Et comme si l’histoire n’était pas déjà suffisamment compliquée, voilà qu’elle allait se troubler encore. Ce ne sont plus seulement ces acteurs qui sont en jeu. Comme l’affirma Paulo Peres, politologue, ce mouvement a catalysé toute une série d’insatisfactions et a ouvert une « boîte de Pandore », de laquelle tout peut sortir : sans-partis critiques du gouvernement, anarchistes qui trouvent dans la destruction du patrimoine une de leurs formes d’action, skinheads et néonazis qui sont les partis de gauche, noirs, homosexuels et qui sait qui encore… Mais les médias persistent à montrer que les troubles ne sont que le reflet d’une minorité et que le mouvement est beau.

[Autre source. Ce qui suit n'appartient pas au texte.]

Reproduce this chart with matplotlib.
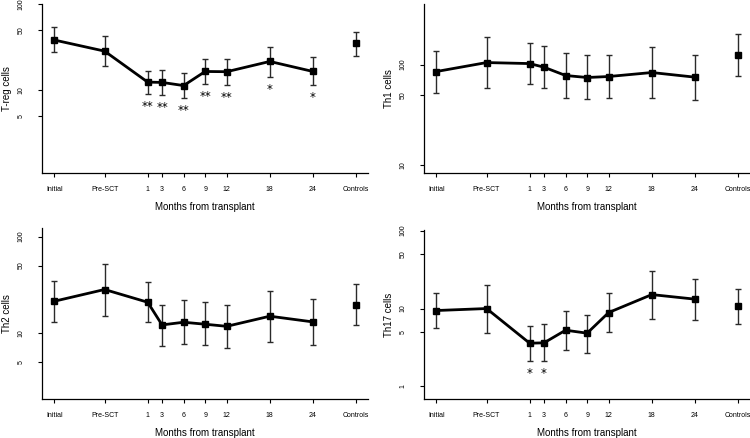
import numpy as np
import matplotlib
matplotlib.use("Agg")
import matplotlib.pyplot as plt
import matplotlib.transforms as mtransforms
from matplotlib.ticker import FixedLocator, NullLocator

plt.rcParams['font.family'] = ['Liberation Sans', 'DejaVu Sans']

# x positions in months (Initial and Pre-SCT before transplant, Controls after)
x_months = [-12, -5, 1, 3, 6, 9, 12, 18, 24]
x_controls = 30
tick_pos = x_months + [x_controls]
tick_labels = ["Initial", "Pre-SCT", "1", "3", "6", "9", "12", "18", "24", "Controls"]

# T-reg cells
treg_mean = [38.4, 28.5, 12.4, 12.3, 11.3, 16.5, 16.4, 21.6, 16.5]
treg_low = [27.5, 19.2, 9.0, 8.7, 8.1, 11.8, 11.5, 14.3, 11.5]
treg_high = [53.9, 43.1, 16.8, 17.1, 15.9, 23.2, 23.2, 32.0, 24.1]
treg_ctrl = [35.1, 25.2, 48.0]
treg_stars = ["", "", "**", "**", "**", "**", "**", "*", "*"]

# Th1 cells
th1_mean = [85.2, 104.7, 102.3, 94.1, 77.8, 74.3, 76.0, 83.3, 74.9]
th1_low = [52.3, 57.8, 64.3, 57.8, 46.7, 45.3, 45.9, 45.9, 44.2]
th1_high = [137.7, 189.7, 165.4, 154.4, 129.6, 123.8, 125.7, 150.9, 125.7]
th1_ctrl = [125.7, 77.8, 201.7]
th1_stars = [""] * 9

# Th2 cells
th2_mean = [21.3, 28.2, 20.8, 12.1, 12.9, 12.3, 11.7, 14.9, 13.0]
th2_low = [13.1, 15.1, 13.1, 7.3, 7.75, 7.45, 7.05, 8.0, 7.5]
th2_high = [34.9, 52.4, 33.6, 19.7, 21.8, 20.8, 19.7, 27.5, 22.4]
th2_ctrl = [19.7, 12.2, 31.8]
th2_stars = [""] * 9

# Th17 cells
th17_mean = [9.43, 10.0, 3.59, 3.63, 5.27, 4.83, 8.89, 15.1, 13.2]
th17_low = [5.6, 4.88, 2.15, 2.11, 2.98, 2.7, 5.07, 7.45, 7.23]
th17_high = [16.0, 20.3, 6.0, 6.24, 9.25, 8.38, 15.7, 30.7, 24.2]
th17_ctrl = [10.7, 6.42, 18.0]
th17_stars = ["", "", "*", "*", "", "", "", "", ""]

panels = [
    ("T-reg cells", treg_mean, treg_low, treg_high, treg_ctrl, treg_stars,
     (1.08, 100), [5, 10, 50, 100], [0.0564, 0.605, 0.4343, 0.385]),
    ("Th1 cells", th1_mean, th1_low, th1_high, th1_ctrl, th1_stars,
     (8.3, 398), [10, 50, 100], [0.5657, 0.605, 0.4343, 0.385]),
    ("Th2 cells", th2_mean, th2_low, th2_high, th2_ctrl, th2_stars,
     (2.06, 122), [5, 10, 50, 100], [0.0564, 0.089, 0.4343, 0.39]),
    ("Th17 cells", th17_mean, th17_low, th17_high, th17_ctrl, th17_stars,
     (0.69, 102), [1, 5, 10, 50, 100], [0.5657, 0.089, 0.4343, 0.386]),
]

fig = plt.figure(figsize=(7.5, 4.38), dpi=100)
# labels in the original sit a little left of their ticks
shift_left = mtransforms.ScaledTranslation(-3 / 100, 0, fig.dpi_scale_trans)

for ylab, mean, low, high, ctrl, stars, ylim, yticks, rect in panels:
    ax = fig.add_axes(rect)
    mean = np.array(mean)
    yerr = [mean - np.array(low), np.array(high) - mean]
    ax.errorbar(x_months, mean, yerr=yerr, fmt="none", ecolor="#2a2a2a",
                elinewidth=1.0, capsize=2.5, capthick=1.0, zorder=2)
    ax.plot(x_months, mean, "-", color="black", lw=2.0, zorder=3)
    ax.plot(x_months, mean, "s", color="black", ms=5, zorder=4)
    c_mean, c_low, c_high = ctrl
    ax.errorbar([x_controls], [c_mean], yerr=[[c_mean - c_low], [c_high - c_mean]],
                fmt="s", color="black", ms=5, ecolor="#2a2a2a",
                elinewidth=1.0, capsize=2.5, capthick=1.0)
    for xm, lo, s in zip(x_months, low, stars):
        if s:
            ax.annotate(s, (xm, lo), xytext=(0, -9), textcoords="offset points",
                        ha="center", va="center", fontsize=8.5,
                        family=["DejaVu Sans"])

    ax.set_yscale("log")
    ax.set_ylim(*ylim)
    ax.set_xlim(-13.67, 31.67)
    ax.yaxis.set_major_locator(FixedLocator(yticks))
    ax.yaxis.set_minor_locator(NullLocator())
    ax.set_yticklabels([str(v) for v in yticks], rotation=90, va="center")
    ax.set_xticks(tick_pos)
    ax.set_xticklabels(tick_labels)
    for lbl in ax.get_xticklabels():
        lbl.set_transform(lbl.get_transform() + shift_left)
    ax.tick_params(axis="both", labelsize=5, length=3, width=0.8)
    ax.tick_params(axis="x", pad=6)
    ax.tick_params(axis="y", pad=10)
    ax.spines["top"].set_visible(False)
    ax.spines["right"].set_visible(False)
    ax.spines["left"].set_linewidth(0.9)
    ax.spines["bottom"].set_linewidth(0.9)
    ax.set_xlabel("Months from transplant", fontsize=7, labelpad=7)
    ax.set_ylabel(ylab, fontsize=7, labelpad=4)

fig.savefig("out.png", dpi=100)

Aujourd’hui, jeudi 20 juin, ces différences sont encore attisées. La lutte pour les 20 centimes est d’ores et déjà gagnée. Les dizaines de mots d’ordre poursuivent leur chemin dans les rues, avec de nouveaux dédoublements. A São Paulo, des agressions entre les manifestants eux-mêmes, en particulier des skinheads et des néonazis. A Rio de Janeiro, des actes extrêmement violents contre des bâtiments publics. A Porto Alegre, la combinaison d’une action démonstrative de la Brigade Militaire et d’actes de déprédation contre de petits établissements commerciaux, réalisées par des personnes que l’on ne peut identifier. On ne sait pas qui ils sont ni ce qu’ils veulent. Le sentiment de tension et d’insécurité nous amène à nous poser des questions sur ce qui est en train de se passer. Chacun donne à sa manière du sens à ce qui arrive. Mais, sans aucun doute, apparaît de tous les côtés une sensation que quelque chose ne va pas.

Aujourd’hui encore, j’ai pris un taxi, où j’ai eu un échange verbal troublant. Le chauffeur m’affirmait qu’il était en faveur de la manifestation. Qu’il pensait, en fait, que l’on devrait tout casser à Brasilia (la capitale du pays, ndt), se débarrasser du gouvernement. Lui demandant qui il faudrait mettre à la place de Dilma, j’ai eu une réponse à laquelle je ne m’attendais pas : « Ca pourrait être un militaire, parce qu’eux au moins ne font pas de politique, et ils remettraient de l’ordre dans cette barraque. » Ni les pétistes (partisans du PT, le parti de Dilma Roussef, ndt), ni les toucans (opposants du PSDB, centre-droit, ndt), ni une victoire de l’extrême-gauche, ni aucun mouvement social.

Pour reprendre une expression de Max Weber, c’est le paradoxe des conséquences. Nous sommes les artisans de notre histoire, mais nos exigences ne sont pas les seules en jeu. Il existe des intérêts de tous types, certains portés par un appareil de propagande et d’investigation au-delà de notre capacité d’imagination. Il est temps pour nous aujourd’hui d’être intelligents. Il est temps d’utiliser notre raison un peu plus que nos sentiments, car il nous faut de la stratégie, de la lucidité. Il est temps, une fois de plus, de prendre l’histoire entre nos mains, de faire un diagnostic sérieux de présent, histoire de parvenir à nous construire un futur où seraient préservées ces valeurs qui nous sont les plus précieuses, parmi lesquelles, la liberté, la liberté responsable, dans le sens le plus profond du temps, la liberté de continuer à exprimer nos exigences et notre vision du monde.

Raquel Weiss
Professeure de sociologie de l’UFRGS.